In limitation there is a special beauty. Whatever is limited is more dear. The less time we spend with someone, the more precious it is. The less a commodity is found, the higher its price. Limitation may confine our existence, but it is also the heart of value. When limits are placed on people, they become creative; when placed on experience, we become more aware. Few people pay attention so well as those who know things will end.
Limitation is not the bane of our existence, but its life. Whenever a person accomplishes great things by little means, there is cause for awe. The ninth symphony by Beethoven – my favorite work of music – was composed by a man who could not hear it. That fact alone speaks of glory.
We long to escape our bonds. We would rather have perfect sight, perfect hearing, perfect abilities. But if we had them, there would be no great beauty to our actions, no reason for stories to be written of great heroes facing tremendous odds. Life would be too perfect. There would be no thrill at the fact of accomplishment.

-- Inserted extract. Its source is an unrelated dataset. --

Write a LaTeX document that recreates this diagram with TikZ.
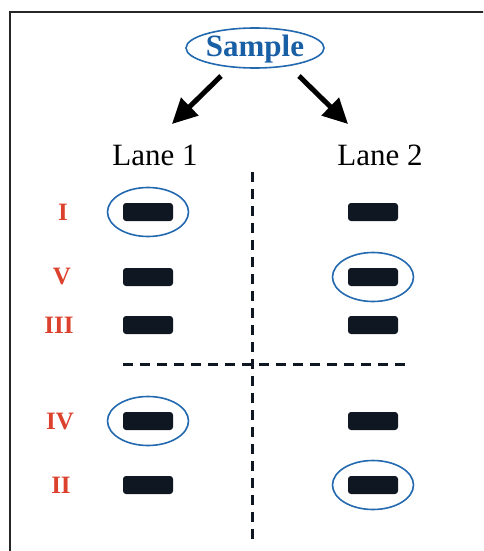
\documentclass[tikz,border=0pt]{standalone}
\usepackage{fontspec}
\setmainfont{Liberation Serif}
\usetikzlibrary{arrows.meta,shapes.geometric}
\definecolor{ringblue}{RGB}{35,105,175}
\definecolor{textblue}{RGB}{25,95,165}
\definecolor{labred}{RGB}{220,65,45}
\definecolor{bandink}{RGB}{15,24,34}
\tikzset{
  band/.style={fill=bandink,rounded corners=3pt,minimum width=50pt,minimum height=18pt,inner sep=0pt},
  ring/.style={draw=ringblue,line width=1.6pt,ellipse,minimum width=81pt,minimum height=49pt,inner sep=0pt},
  roman/.style={text=labred,font=\bfseries\fontsize{25}{25}\selectfont,inner sep=0pt},
  lanelabel/.style={font=\fontsize{31}{31}\selectfont,inner sep=0pt},
  bigarrow/.style={line width=5pt,-{Triangle[length=25pt,width=24pt]}},
  divider/.style={line width=3pt,dash pattern=on 10pt off 7pt,draw=bandink}
}
\begin{document}
\begin{tikzpicture}[x=1pt,y=-1pt]
\useasboundingbox (0,0) rectangle (483,551);
\begin{scope}
\clip (0,0) rectangle (483,551);
\draw[line width=2pt,black!85] (10,560) -- (10,12) -- (500,12);
\end{scope}
% Sample
\node[draw=ringblue,line width=1.6pt,ellipse,minimum width=138pt,minimum height=40pt,inner sep=0pt] (sampring) at (255,48) {};
\node[text=textblue,font=\bfseries\fontsize{31}{31}\selectfont,inner sep=0pt] (sample) at (255,49) {Sample};
% lanes
\node[lanelabel] (lane1) at (155,155) {Lane 1};
\node[lanelabel] (lane2) at (380,155) {Lane 2};
\coordinate (a1s) at (221,76);
\coordinate (a1e) at (172,124);
\coordinate (a2s) at (299,76);
\coordinate (a2e) at (348,124);
\draw[bigarrow] (a1s) -- (a1e);
\draw[bigarrow] (a2s) -- (a2e);
% dividers
\coordinate (vtop) at (252,172);
\coordinate (vbot) at (252,541);
\coordinate (hl) at (123,364);
\coordinate (hr) at (406,364);
\draw[divider] (vtop) -- (vbot);
\draw[divider] (hl) -- (hr);
% roman labels
\node[roman] (rI) at (63,212) {I};
\node[roman] (rV) at (62,277) {V};
\node[roman] (rIII) at (59,325) {III};
\node[roman] (rIV) at (60,421) {IV};
\node[roman] (rII) at (61,485) {II};
% bands lane 1
\node[band] (b1I) at (148,212) {};
\node[band] (b1V) at (148,277) {};
\node[band] (b1III) at (148,325) {};
\node[band] (b1IV) at (148,421) {};
\node[band] (b1II) at (148,485) {};
% bands lane 2
\node[band] (b2I) at (373,212) {};
\node[band] (b2V) at (373,277) {};
\node[band] (b2III) at (373,325) {};
\node[band] (b2IV) at (373,421) {};
\node[band] (b2II) at (373,485) {};
% rings
\node[ring] (c1) at (b1I) {};
\node[ring] (c2) at (b2V) {};
\node[ring] (c3) at (b1IV) {};
\node[ring] (c4) at (b2II) {};
\end{tikzpicture}
\end{document}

My friend Sina took up his pool cue one night, and jumped a ball over another to make a beautiful bank shot. He planned the shot, but was about to step away, saying it would be impossible. I said, it’s just a game, what can it hurt? So he did, and made it flawlessly. It was not the perfection of the shot that I admired most, but that he, a human being, had done such a thing. We were both in awe. It sent a chill through the room. I had to take a moment, just to appreciate the beauty of what I’d seen – even if it was something so simple, so meaningless.
Had Sina been a perfect being, I would have been no more impressed than if a robot had done it. It was not the action that was so beautiful, but the difficulty. Because I know the limits of human nature, I recognized in his actions a rare beauty.

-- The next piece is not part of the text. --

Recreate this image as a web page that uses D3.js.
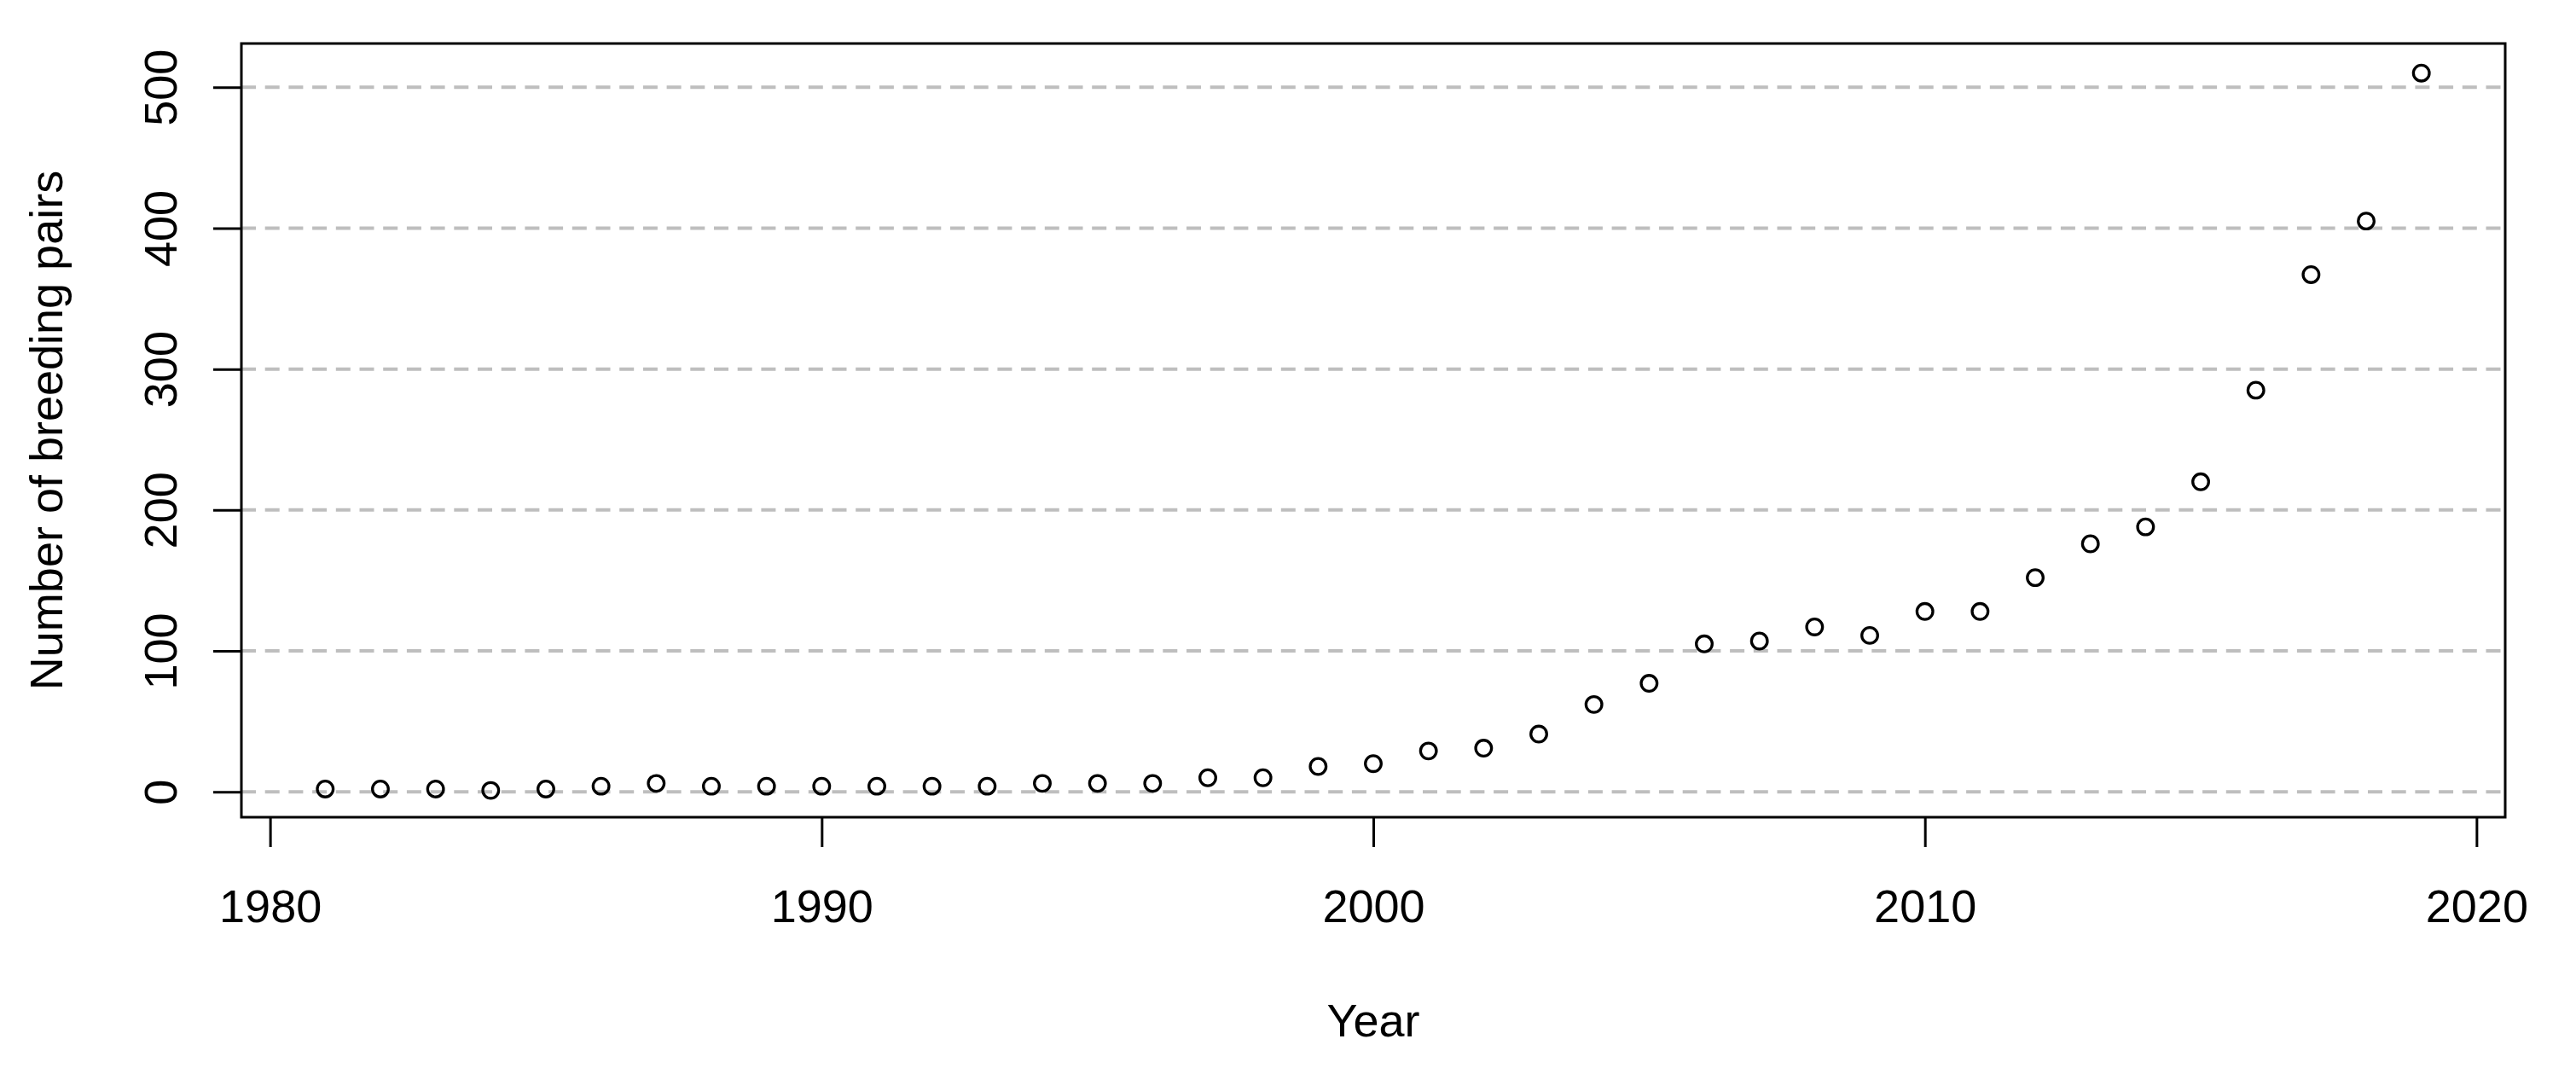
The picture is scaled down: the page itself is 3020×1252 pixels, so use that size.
<!DOCTYPE html>
<html>
<head>
<meta charset="utf-8">
<script src="https://cdn.jsdelivr.net/npm/d3@7"></script>
<style>
  html, body { margin: 0; padding: 0; background: #ffffff; }
  svg { display: block; }
  text { font-family: "Liberation Sans", Arial, sans-serif; fill: #000; }
</style>
</head>
<body>
<svg id="chart" width="3020" height="1252"></svg>
<script>
const years = [1981,1982,1983,1984,1985,1986,1987,1988,1989,1990,1991,1992,1993,1994,1995,1996,1997,1998,1999,2000,2001,2002,2003,2004,2005,2006,2007,2008,2009,2010,2011,2012,2013,2014,2015,2016,2017,2018,2019];
const pairs = [2,2,2,1,2,4,6,4,4,4,4,4,4,6,6,6,10,10,18,20,29,31,41,62,77,105,107,117,111,128,128,152,176,188,220,285,367,405,510];
const xTicks = [1980,1990,2000,2010,2020];
const yTicks = [0,100,200,300,400,500];
const xLabel = "Year";
const yLabel = "Number of breeding pairs";

const W = 3020, H = 1252;
const plot = { left: 283, right: 2937, top: 51, bottom: 958 };
const fontSize = 54;

const svg = d3.select("#chart");
svg.append("rect").attr("width", W).attr("height", H).attr("fill", "#fff");

const x = d3.scaleLinear().domain([1979.48, 2020.52]).range([plot.left, plot.right]);
const y = d3.scaleLinear().domain([-18.0, 531.0]).range([plot.bottom, plot.top]);

// grid lines
svg.append("g").selectAll("line").data(yTicks).join("line")
  .attr("x1", plot.left).attr("x2", plot.right)
  .attr("y1", d => y(d)).attr("y2", d => y(d))
  .attr("stroke", "#bebebe").attr("stroke-width", 4)
  .attr("stroke-dasharray", "17,10.7");

// points
svg.append("g").selectAll("circle").data(years).join("circle")
  .attr("cx", d => x(d)).attr("cy", (d, i) => y(pairs[i]))
  .attr("r", 9.3).attr("fill", "none")
  .attr("stroke", "#000").attr("stroke-width", 3.3);

// bottom axis
const gx = svg.append("g").attr("transform", `translate(0,${plot.bottom})`)
  .call(d3.axisBottom(x).tickValues(xTicks).tickFormat(d3.format("d")).tickSize(35).tickPadding(50));
gx.select(".domain").remove();
gx.selectAll(".tick line").attr("stroke", "#000").attr("stroke-width", 3);
gx.selectAll(".tick text").attr("font-size", fontSize)
  .attr("font-family", "'Liberation Sans', Arial, sans-serif").attr("fill", "#000");

// left axis
const gy = svg.append("g").attr("transform", `translate(${plot.left},0)`)
  .call(d3.axisLeft(y).tickValues(yTicks).tickSize(33));
gy.select(".domain").remove();
gy.selectAll(".tick line").attr("stroke", "#000").attr("stroke-width", 3);
gy.selectAll(".tick text")
  .attr("x", null).attr("y", null).attr("dy", null)
  .attr("text-anchor", "middle")
  .attr("transform", "translate(-76,0) rotate(-90)")
  .attr("font-size", fontSize)
  .attr("font-family", "'Liberation Sans', Arial, sans-serif").attr("fill", "#000");

// box
svg.append("rect")
  .attr("x", plot.left).attr("y", plot.top)
  .attr("width", plot.right - plot.left).attr("height", plot.bottom - plot.top)
  .attr("fill", "none").attr("stroke", "#000").attr("stroke-width", 3);

// axis titles
svg.append("text").attr("x", (plot.left + plot.right) / 2).attr("y", 1215)
  .attr("text-anchor", "middle").attr("font-size", fontSize).text(xLabel);
svg.append("text")
  .attr("transform", `translate(73,${(plot.top + plot.bottom) / 2}) rotate(-90)`)
  .attr("text-anchor", "middle").attr("font-size", fontSize).text(yLabel);
</script>
</body>
</html>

In this way, the beauty of life lies, not in the perfections we achieve, but in the limitations we overcome to reach them. Who would watch the Olympics if it were not difficult to do such things? It is moving from a lower state to a higher that is glorious, not the higher state alone. It is not the top of a mountain alone which makes it worth climbing, but that it takes climbing to get there. There is something soulful to the climb, which a quick helicopter ride can never offer.
Imperfections, then, grant us access to the Divine, to beauty and glory. They are a doorway to different grade of being. They are the spirit’s foil, against whom the meaning of this drama unfolds.